(Records with drawing code)
........

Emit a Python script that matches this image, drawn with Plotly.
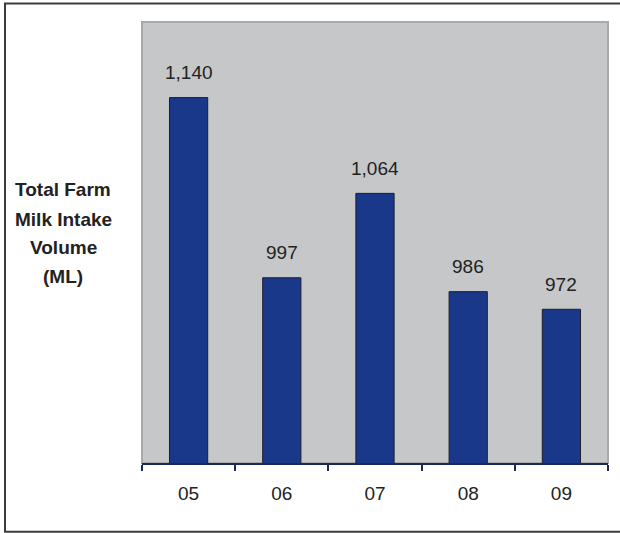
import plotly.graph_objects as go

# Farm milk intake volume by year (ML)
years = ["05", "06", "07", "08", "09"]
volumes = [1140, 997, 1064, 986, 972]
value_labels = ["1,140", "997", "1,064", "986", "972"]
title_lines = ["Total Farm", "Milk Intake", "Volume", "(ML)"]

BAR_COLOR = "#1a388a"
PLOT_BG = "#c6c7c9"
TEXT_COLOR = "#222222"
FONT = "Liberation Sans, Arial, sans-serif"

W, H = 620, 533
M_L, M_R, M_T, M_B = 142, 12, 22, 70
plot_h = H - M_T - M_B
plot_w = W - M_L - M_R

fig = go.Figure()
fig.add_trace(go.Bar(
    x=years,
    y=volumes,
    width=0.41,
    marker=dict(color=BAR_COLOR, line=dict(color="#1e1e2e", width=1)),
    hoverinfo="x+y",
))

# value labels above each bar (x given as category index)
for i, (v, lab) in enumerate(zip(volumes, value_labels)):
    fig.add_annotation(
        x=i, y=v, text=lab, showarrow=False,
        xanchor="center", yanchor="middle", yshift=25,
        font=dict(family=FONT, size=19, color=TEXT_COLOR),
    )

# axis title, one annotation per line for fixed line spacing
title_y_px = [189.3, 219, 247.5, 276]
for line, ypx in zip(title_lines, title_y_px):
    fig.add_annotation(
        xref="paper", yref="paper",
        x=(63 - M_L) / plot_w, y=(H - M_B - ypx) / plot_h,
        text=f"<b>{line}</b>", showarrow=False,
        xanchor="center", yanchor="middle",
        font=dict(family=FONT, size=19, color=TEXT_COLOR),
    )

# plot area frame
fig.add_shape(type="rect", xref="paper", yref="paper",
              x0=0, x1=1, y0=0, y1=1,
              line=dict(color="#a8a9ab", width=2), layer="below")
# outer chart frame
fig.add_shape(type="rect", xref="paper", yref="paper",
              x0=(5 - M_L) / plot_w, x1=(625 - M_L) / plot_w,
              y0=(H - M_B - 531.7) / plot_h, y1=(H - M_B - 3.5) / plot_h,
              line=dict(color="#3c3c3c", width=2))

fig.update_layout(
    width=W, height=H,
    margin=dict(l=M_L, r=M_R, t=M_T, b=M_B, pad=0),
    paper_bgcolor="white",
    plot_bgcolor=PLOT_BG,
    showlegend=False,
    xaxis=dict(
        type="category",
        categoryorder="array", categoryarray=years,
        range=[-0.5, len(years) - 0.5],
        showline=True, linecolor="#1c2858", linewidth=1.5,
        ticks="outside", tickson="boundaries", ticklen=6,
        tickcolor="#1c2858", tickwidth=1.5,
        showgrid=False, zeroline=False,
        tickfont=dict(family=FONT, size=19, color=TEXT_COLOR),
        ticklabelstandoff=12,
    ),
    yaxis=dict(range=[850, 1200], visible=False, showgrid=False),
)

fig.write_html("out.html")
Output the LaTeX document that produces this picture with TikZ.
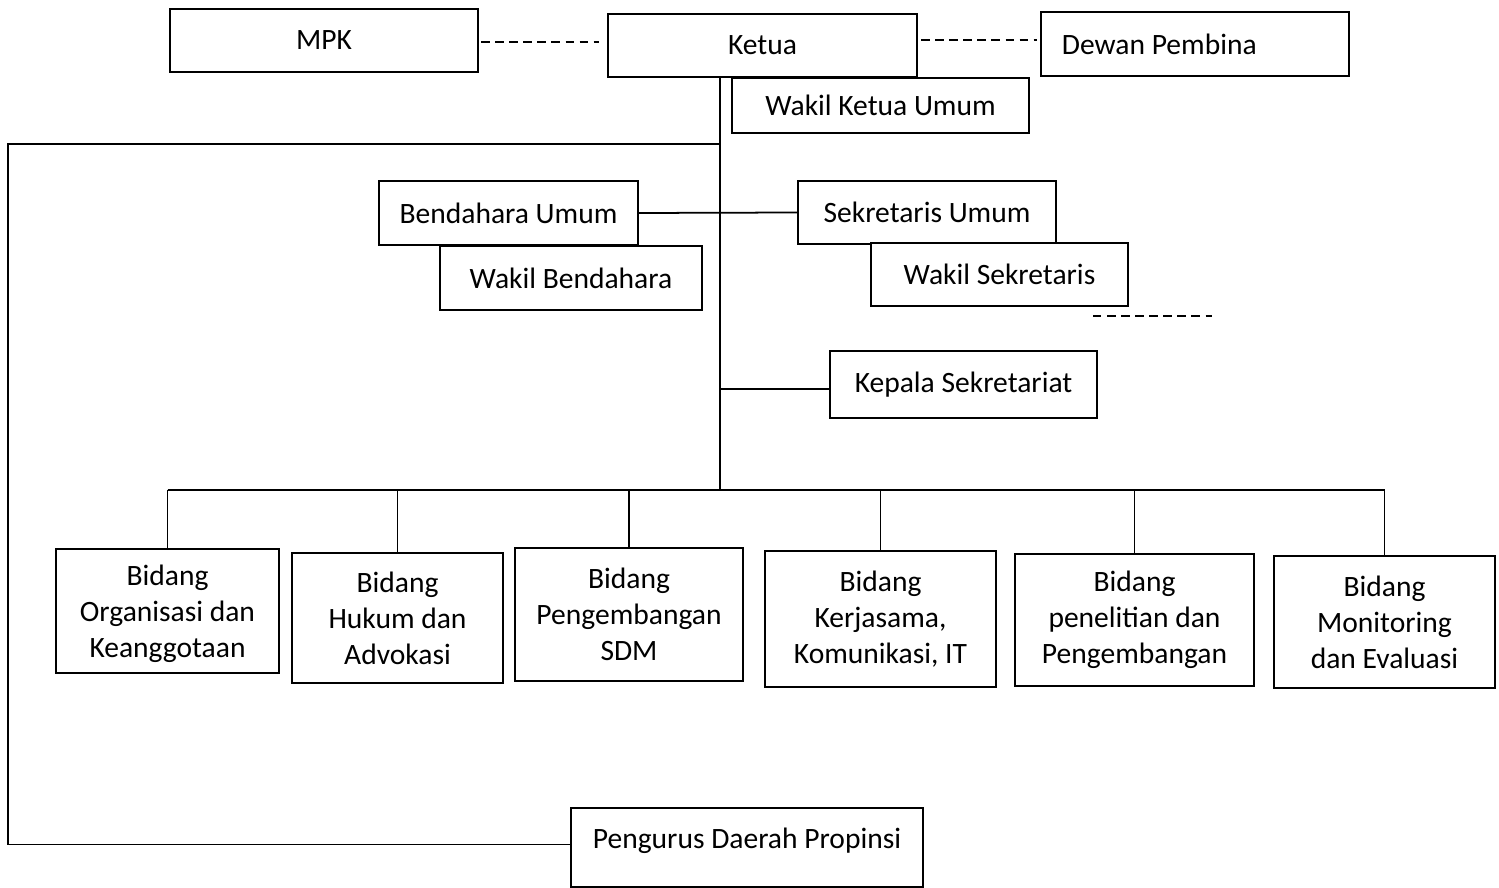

........

Leave out all pictures, then copy the remaining material exactly.

* **EXERCISE SOLUTION**:
Emit a Python script that matches this image, drawn with Plotly.
import plotly.graph_objects as go

# Farm milk intake volume by year (ML)
years = ["05", "06", "07", "08", "09"]
volumes = [1140, 997, 1064, 986, 972]
value_labels = ["1,140", "997", "1,064", "986", "972"]
title_lines = ["Total Farm", "Milk Intake", "Volume", "(ML)"]

BAR_COLOR = "#1a388a"
PLOT_BG = "#c6c7c9"
TEXT_COLOR = "#222222"
FONT = "Liberation Sans, Arial, sans-serif"

W, H = 620, 533
M_L, M_R, M_T, M_B = 142, 12, 22, 70
plot_h = H - M_T - M_B
plot_w = W - M_L - M_R

fig = go.Figure()
fig.add_trace(go.Bar(
    x=years,
    y=volumes,
    width=0.41,
    marker=dict(color=BAR_COLOR, line=dict(color="#1e1e2e", width=1)),
    hoverinfo="x+y",
))

# value labels above each bar (x given as category index)
for i, (v, lab) in enumerate(zip(volumes, value_labels)):
    fig.add_annotation(
        x=i, y=v, text=lab, showarrow=False,
        xanchor="center", yanchor="middle", yshift=25,
        font=dict(family=FONT, size=19, color=TEXT_COLOR),
    )

# axis title, one annotation per line for fixed line spacing
title_y_px = [189.3, 219, 247.5, 276]
for line, ypx in zip(title_lines, title_y_px):
    fig.add_annotation(
        xref="paper", yref="paper",
        x=(63 - M_L) / plot_w, y=(H - M_B - ypx) / plot_h,
        text=f"<b>{line}</b>", showarrow=False,
        xanchor="center", yanchor="middle",
        font=dict(family=FONT, size=19, color=TEXT_COLOR),
    )

# plot area frame
fig.add_shape(type="rect", xref="paper", yref="paper",
              x0=0, x1=1, y0=0, y1=1,
              line=dict(color="#a8a9ab", width=2), layer="below")
# outer chart frame
fig.add_shape(type="rect", xref="paper", yref="paper",
              x0=(5 - M_L) / plot_w, x1=(625 - M_L) / plot_w,
              y0=(H - M_B - 531.7) / plot_h, y1=(H - M_B - 3.5) / plot_h,
              line=dict(color="#3c3c3c", width=2))

fig.update_layout(
    width=W, height=H,
    margin=dict(l=M_L, r=M_R, t=M_T, b=M_B, pad=0),
    paper_bgcolor="white",
    plot_bgcolor=PLOT_BG,
    showlegend=False,
    xaxis=dict(
        type="category",
        categoryorder="array", categoryarray=years,
        range=[-0.5, len(years) - 0.5],
        showline=True, linecolor="#1c2858", linewidth=1.5,
        ticks="outside", tickson="boundaries", ticklen=6,
        tickcolor="#1c2858", tickwidth=1.5,
        showgrid=False, zeroline=False,
        tickfont=dict(family=FONT, size=19, color=TEXT_COLOR),
        ticklabelstandoff=12,
    ),
    yaxis=dict(range=[850, 1200], visible=False, showgrid=False),
)

fig.write_html("out.html")
Output the LaTeX document that produces this picture with TikZ.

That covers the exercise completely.